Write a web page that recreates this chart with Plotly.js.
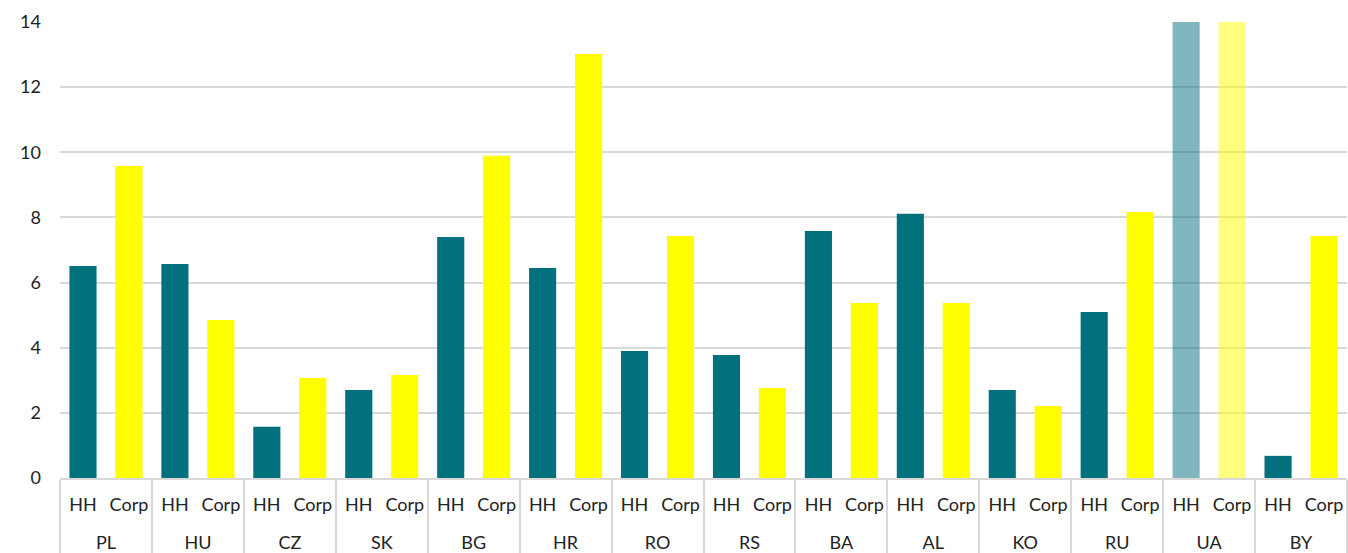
<!DOCTYPE html>
<html>
<head>
<meta charset="utf-8">
<script src="https://cdn.plot.ly/plotly-3.0.1.min.js"></script>
<style>html,body{margin:0;padding:0;background:#fff;}#chart{width:1348px;height:553px;}</style>
</head>
<body>
<div id="chart"></div>
<script>
const countries = ["PL","HU","CZ","SK","BG","HR","RO","RS","BA","AL","KO","RU","UA","BY"];
const segments = ["HH","Corp"];
const hhValues   = [6.51, 6.57, 1.57, 2.70, 7.40, 6.45, 3.90, 3.78, 7.58, 8.11, 2.70, 5.10, 14.6, 0.68];
const corpValues = [9.58, 4.85, 3.07, 3.16, 9.89, 13.02, 7.43, 2.76, 5.37, 5.37, 2.21, 8.17, 14.6, 7.43];
const fadedCountries = ["UA"];
const yTicks = [0, 2, 4, 6, 8, 10, 12, 14];

const lvl1 = [], lvl2 = [], yv = [], colors = [], opac = [];
countries.forEach((c, i) => {
  segments.forEach((s, j) => {
    lvl1.push("<br>" + c); lvl2.push(s);
    yv.push(j === 0 ? hhValues[i] : corpValues[i]);
    colors.push(j === 0 ? "#02707d" : "#ffff00");
    opac.push(fadedCountries.includes(c) ? 0.5 : 1);
  });
});

const trace = {
  type: "bar",
  x: [lvl1, lvl2],
  y: yv,
  marker: {color: colors, opacity: opac, line: {width: 0}},
  hoverinfo: "x+y"
};

const layout = {
  width: 1348, height: 553,
  margin: {l: 60, r: 1, t: 22, b: 75},
  paper_bgcolor: "#fff", plot_bgcolor: "#fff",
  bargap: 0.41,
  showlegend: false,
  font: {family: "Lato, 'DejaVu Sans', sans-serif", size: 18, color: "#222"},
  xaxis: {
    type: "multicategory",
    showdividers: true, dividercolor: "#d9d9d9", dividerwidth: 2,
    showline: true, linecolor: "#d9d9d9", linewidth: 2,
    tickfont: {size: 18, color: "#222"},
    tickangle: 0,
    ticks: "", ticklabelstandoff: 9
  },
  yaxis: {
    range: [0, 14],
    tickvals: yTicks,
    showgrid: true, gridcolor: "#d9d9d9", gridwidth: 2,
    zeroline: false,
    tickfont: {size: 18, color: "#222"},
    ticks: "", ticklabelstandoff: 18
  }
};

Plotly.newPlot("chart", [trace], layout, {displayModeBar: false, staticPlot: true});
</script>
</body>
</html>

→ Task instructions
Exactly as written, return every line of the listing, but not the pictures.

→ Solution
Write a web page that recreates this chart with Plotly.js.
<!DOCTYPE html>
<html>
<head>
<meta charset="utf-8">
<script src="https://cdn.plot.ly/plotly-3.0.1.min.js"></script>
<style>html,body{margin:0;padding:0;background:#fff;}#chart{width:1348px;height:553px;}</style>
</head>
<body>
<div id="chart"></div>
<script>
const countries = ["PL","HU","CZ","SK","BG","HR","RO","RS","BA","AL","KO","RU","UA","BY"];
const segments = ["HH","Corp"];
const hhValues   = [6.51, 6.57, 1.57, 2.70, 7.40, 6.45, 3.90, 3.78, 7.58, 8.11, 2.70, 5.10, 14.6, 0.68];
const corpValues = [9.58, 4.85, 3.07, 3.16, 9.89, 13.02, 7.43, 2.76, 5.37, 5.37, 2.21, 8.17, 14.6, 7.43];
const fadedCountries = ["UA"];
const yTicks = [0, 2, 4, 6, 8, 10, 12, 14];

const lvl1 = [], lvl2 = [], yv = [], colors = [], opac = [];
countries.forEach((c, i) => {
  segments.forEach((s, j) => {
    lvl1.push("<br>" + c); lvl2.push(s);
    yv.push(j === 0 ? hhValues[i] : corpValues[i]);
    colors.push(j === 0 ? "#02707d" : "#ffff00");
    opac.push(fadedCountries.includes(c) ? 0.5 : 1);
  });
});

const trace = {
  type: "bar",
  x: [lvl1, lvl2],
  y: yv,
  marker: {color: colors, opacity: opac, line: {width: 0}},
  hoverinfo: "x+y"
};

const layout = {
  width: 1348, height: 553,
  margin: {l: 60, r: 1, t: 22, b: 75},
  paper_bgcolor: "#fff", plot_bgcolor: "#fff",
  bargap: 0.41,
  showlegend: false,
  font: {family: "Lato, 'DejaVu Sans', sans-serif", size: 18, color: "#222"},
  xaxis: {
    type: "multicategory",
    showdividers: true, dividercolor: "#d9d9d9", dividerwidth: 2,
    showline: true, linecolor: "#d9d9d9", linewidth: 2,
    tickfont: {size: 18, color: "#222"},
    tickangle: 0,
    ticks: "", ticklabelstandoff: 9
  },
  yaxis: {
    range: [0, 14],
    tickvals: yTicks,
    showgrid: true, gridcolor: "#d9d9d9", gridwidth: 2,
    zeroline: false,
    tickfont: {size: 18, color: "#222"},
    ticks: "", ticklabelstandoff: 18
  }
};

Plotly.newPlot("chart", [trace], layout, {displayModeBar: false, staticPlot: true});
</script>
</body>
</html>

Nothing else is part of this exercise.